The word balun comes from the words "balanced" and "unbalanced." With RF a balun deals with impedance matching between antenna and line. Coaxial cable is a type of unbalanced feedline. Coaxial cable is the most common feedline in use today for RF. RF cable tends to travel both on the inside and the outside of a coax shield, which can give the coaxial cable characteristics of three independent wires.

Types of balun

Generally a balun consists of two wires (primary and secondary) and a toroid core: it converts the electrical energy of the primary wire into a magnetic field. Depending on how the secondary wire is done, the magnetic field is converted back to an electric field.

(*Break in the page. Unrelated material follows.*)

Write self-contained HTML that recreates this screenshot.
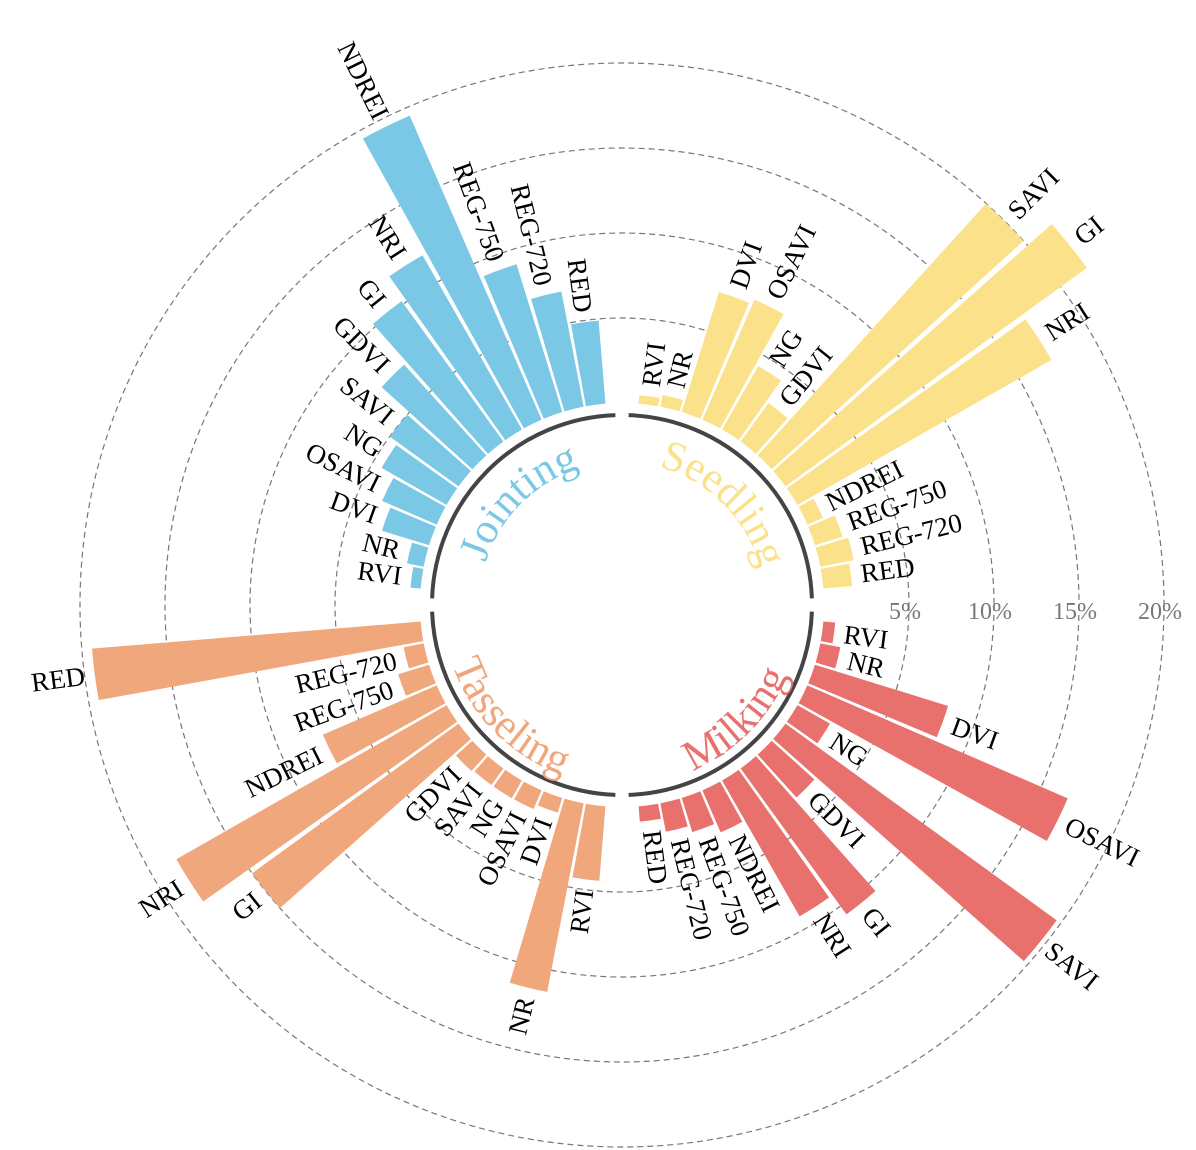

  • Autotransformer balun: two coils on a ferrite rod
  • Classical transformer: isolated transformers
  • Transmission-line transformer: transformer type magnetic coupling combined with the transmission line type electro-magnetic coupling
  • Delay line: connected transmission lines of specific lengths w/o transformer
  • RF choke: coaxial cable near to the feed point of a balanced antenna

RF Balun Examples

Coiled-Coax Balun

To alleviate RF on the outside of a coaxial cable shield a simple three loop air choke can be introduced. You can make a simple current balun by coiling coaxial feedline in a particular way. The coil inductance and distributed capacitance resonate as a parallel trap whose high impedance inhibits unwanted shield current.

The coaxial cable can be wrapped three times around a piece of PVC that is 2.5" to 3". Basically, not so tight as to damage the cable, but no large a loop as to nullify the effective choking of the unwanted RF.

Ferrite Chokes

Rather than constructing an air coil you can place a ferrite choke on the coaxial cable. The ferrite will increase the cable common-mode impedance without affecting its differential impedance.